Hard to make the claim that MCX was choosen for the SURG due to political reasons when it was the only rifle that could meet the reliability requirements just to become qualified for consideration. And those requirements were so demanding that SOCOM had to hold the SURG program trails 3 times because until the MCX no one could meet them.
"These stringent requirements, combining suppression, reliability, accuracy service life, and operator protection were very challenging for industry. It took three tries at bat for the SURG program to finally select a system. In the two earlier attempts, none of the systems could meet all of the program’s objectives.
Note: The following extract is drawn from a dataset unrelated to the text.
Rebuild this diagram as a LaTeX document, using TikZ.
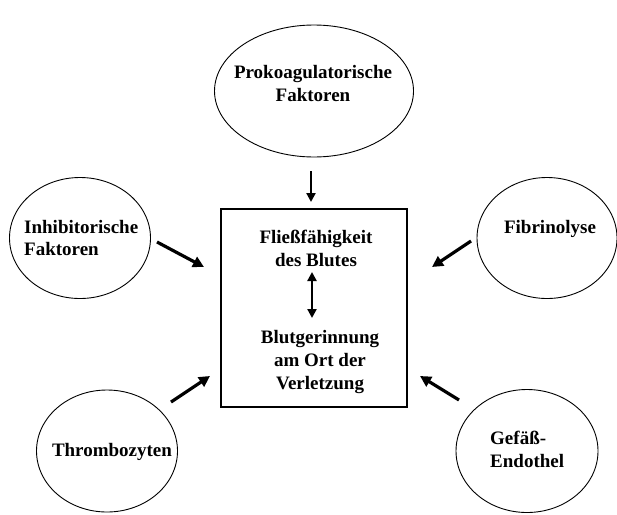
\documentclass[tikz,border=0pt]{standalone}
\usepackage{fontspec}
\setmainfont{Liberation Serif}
\usetikzlibrary{shapes.geometric,arrows.meta}
\begin{document}
\begin{tikzpicture}[x=1pt,y=-1pt,
  oval/.style={draw,ellipse,line width=0.9pt,inner sep=0pt},
  lbl/.style={font=\fontsize{19}{23}\selectfont\bfseries,inner sep=0pt},
  boxstyle/.style={draw,rectangle,line width=1.3pt,inner sep=0pt,minimum width=186pt,minimum height=198pt},
  thickarrow/.style={line width=3.2pt,-{Triangle[length=11pt,width=11pt]}},
  thinarrow/.style={line width=2.2pt,-{Triangle[length=9pt,width=9pt]}},
  dblarrow/.style={line width=2.2pt,{Triangle[length=9pt,width=9pt]}-{Triangle[length=9pt,width=9pt]}}]
\useasboundingbox (0,0) rectangle (617,514);
% ellipses
\node[oval,minimum width=199pt,minimum height=132pt] (pro) at (314,91) {};
\node[oval,minimum width=141pt,minimum height=121pt] (inh) at (80,238) {};
\node[oval,minimum width=140pt,minimum height=121pt] (fib) at (547,238) {};
\node[oval,minimum width=141pt,minimum height=122pt] (thr) at (107,451) {};
\node[oval,minimum width=142pt,minimum height=123pt] (gef) at (527,451) {};
% center box
\node[boxstyle] (box) at (314,308) {};
% labels
\node[lbl,align=center] (tpro) at (313,83) {Prokoagulatorische\\Faktoren};
\node[lbl,align=left,anchor=west,font=\fontsize{19}{21.5}\selectfont\bfseries] (tinh) at (24,238) {Inhibitorische\\Faktoren};
\node[lbl] (tfib) at (550,229) {Fibrinolyse};
\node[lbl] (tthr) at (112,452) {Thrombozyten};
\node[lbl,align=left,anchor=west] (tgef) at (490,449) {Gefäß-\\Endothel};
\node[lbl,align=center] (tflow) at (316,248) {Fließfähigkeit\\des Blutes};
\node[lbl,align=center] (tgerin) at (320,362) {Blutgerinnung\\am Ort der\\Verletzung};
% arrow end points
\coordinate (p1) at (311,171); \coordinate (p2) at (311,202);
\coordinate (i1) at (157,242); \coordinate (i2) at (204,267);
\coordinate (f1) at (471,241); \coordinate (f2) at (432,267);
\coordinate (t1) at (171,402); \coordinate (t2) at (210,376);
\coordinate (g1) at (459,400); \coordinate (g2) at (420,376);
\coordinate (d1) at (312,272); \coordinate (d2) at (312,318);
% arrows
\draw[thinarrow] (p1) -- (p2);
\draw[thickarrow] (i1) -- (i2);
\draw[thickarrow] (f1) -- (f2);
\draw[thickarrow] (t1) -- (t2);
\draw[thickarrow] (g1) -- (g2);
\draw[dblarrow] (d1) -- (d2);
\end{tikzpicture}
\end{document}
Kudos to SIG for putting together a winning system."
https://soldiersystems.net/2018/08/...ppressed-upper-receiver-group-from-sig-sauer/
And those requirements are pretty cut and dry some of if not the the most rigorous reliability and accuracy standards that a US Military carbine has been required to pass ever.
The Sig was required to run for 20,000 rounds suppressed with 0 parts failures which is reliability standard that no US military carbine has been required to pass.
The MCX was also required when firing MK318 MOD1 for 5 groups of 10 rounds each suppressed, has to average over the 5 groups no more than 1.50 MOA Extreme Spread (ES) beyond the ammunition Lot Acceptance Test (LAT) average ES at 300 yards. Also, it has to maintain a maximum ES Average of 1.50 MOA over LAT using MK318 MOD0 / MOD1 ammunition from 0 to 10,000 rounds fired. Which is is a more stringent accuracy requirement than I've seen on a US military carbine ever.
This stuff is again cut and dry and the MCX's capabilities being vetted by SOCOM unless you can show how another rifle has been proven to the same extent to be more accurate more reliable and more modular then it's not debatable that the MCX is indeed the better rifle.